JOB: Output the material beneath this task exactly, images excluded.

** Start DATA BLOCK **

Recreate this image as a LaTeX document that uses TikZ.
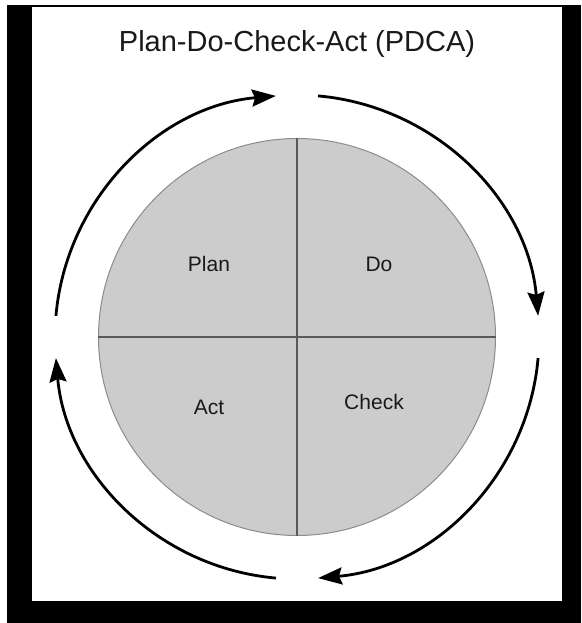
\documentclass[tikz,border=0pt]{standalone}
\usepackage{fontspec}
\setmainfont{Liberation Sans}
\usepackage{tikz}
\usetikzlibrary{calc,arrows.meta}
\definecolor{wheelgray}{RGB}{204,204,204}
\tikzset{
  quad/.style={font=\fontsize{21}{25}\selectfont, text=black!90, anchor=base},
  cycarrow/.style={line width=2.8pt, -{Stealth[length=24pt,width=17pt,inset=3pt]}}
}

\begin{document}
\begin{tikzpicture}[x=1pt, y=1pt]
        \useasboundingbox (0,0) rectangle (581,623);
        \fill [white] (0,0) rectangle (581,623);
        \fill [black] (7,0) rectangle (581,618);
        \fill [white] (32,22) rectangle (562,616);
        \node [font=\fontsize{29}{33}\selectfont, text=black!90, anchor=base] (title) at (297,571) {Plan-Do-Check-Act (PDCA)};
        \coordinate (c) at (297,286);
        \node [circle, minimum size=397pt, inner sep=0pt, fill=wheelgray, draw=black!45, line width=1pt] (wheel) at (c) {};
        \draw [black!65, line width=1.3pt] (wheel.north) -- (wheel.south);
        \draw [black!65, line width=1.3pt] (wheel.west) -- (wheel.east);
        \node [quad] (plan) at (209,351) {Plan};
        \node [quad] (do) at (379,351) {Do};
        \node [quad] (act) at (209,208) {Act};
        \node [quad] (check) at (374,213) {Check};
        \draw [cycarrow] ($(c)+(175:242)$) arc [start angle=175, end angle=95, radius=242];
        \draw [cycarrow] ($(c)+(85:242)$) arc [start angle=85, end angle=5, radius=242];
        \draw [cycarrow] ($(c)+(-5:242)$) arc [start angle=-5, end angle=-85, radius=242];
        \draw [cycarrow] ($(c)+(-95:242)$) arc [start angle=-95, end angle=-175, radius=242];
\end{tikzpicture}
\end{document}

** End DATA BLOCK **

THE RESULT:
Recreate this image as a LaTeX document that uses TikZ.
\documentclass[tikz,border=0pt]{standalone}
\usepackage{fontspec}
\setmainfont{Liberation Sans}
\usepackage{tikz}
\usetikzlibrary{calc,arrows.meta}
\definecolor{wheelgray}{RGB}{204,204,204}
\tikzset{
  quad/.style={font=\fontsize{21}{25}\selectfont, text=black!90, anchor=base},
  cycarrow/.style={line width=2.8pt, -{Stealth[length=24pt,width=17pt,inset=3pt]}}
}

\begin{document}
\begin{tikzpicture}[x=1pt, y=1pt]
        \useasboundingbox (0,0) rectangle (581,623);
        \fill [white] (0,0) rectangle (581,623);
        \fill [black] (7,0) rectangle (581,618);
        \fill [white] (32,22) rectangle (562,616);
        \node [font=\fontsize{29}{33}\selectfont, text=black!90, anchor=base] (title) at (297,571) {Plan-Do-Check-Act (PDCA)};
        \coordinate (c) at (297,286);
        \node [circle, minimum size=397pt, inner sep=0pt, fill=wheelgray, draw=black!45, line width=1pt] (wheel) at (c) {};
        \draw [black!65, line width=1.3pt] (wheel.north) -- (wheel.south);
        \draw [black!65, line width=1.3pt] (wheel.west) -- (wheel.east);
        \node [quad] (plan) at (209,351) {Plan};
        \node [quad] (do) at (379,351) {Do};
        \node [quad] (act) at (209,208) {Act};
        \node [quad] (check) at (374,213) {Check};
        \draw [cycarrow] ($(c)+(175:242)$) arc [start angle=175, end angle=95, radius=242];
        \draw [cycarrow] ($(c)+(85:242)$) arc [start angle=85, end angle=5, radius=242];
        \draw [cycarrow] ($(c)+(-5:242)$) arc [start angle=-5, end angle=-85, radius=242];
        \draw [cycarrow] ($(c)+(-95:242)$) arc [start angle=-95, end angle=-175, radius=242];
\end{tikzpicture}
\end{document}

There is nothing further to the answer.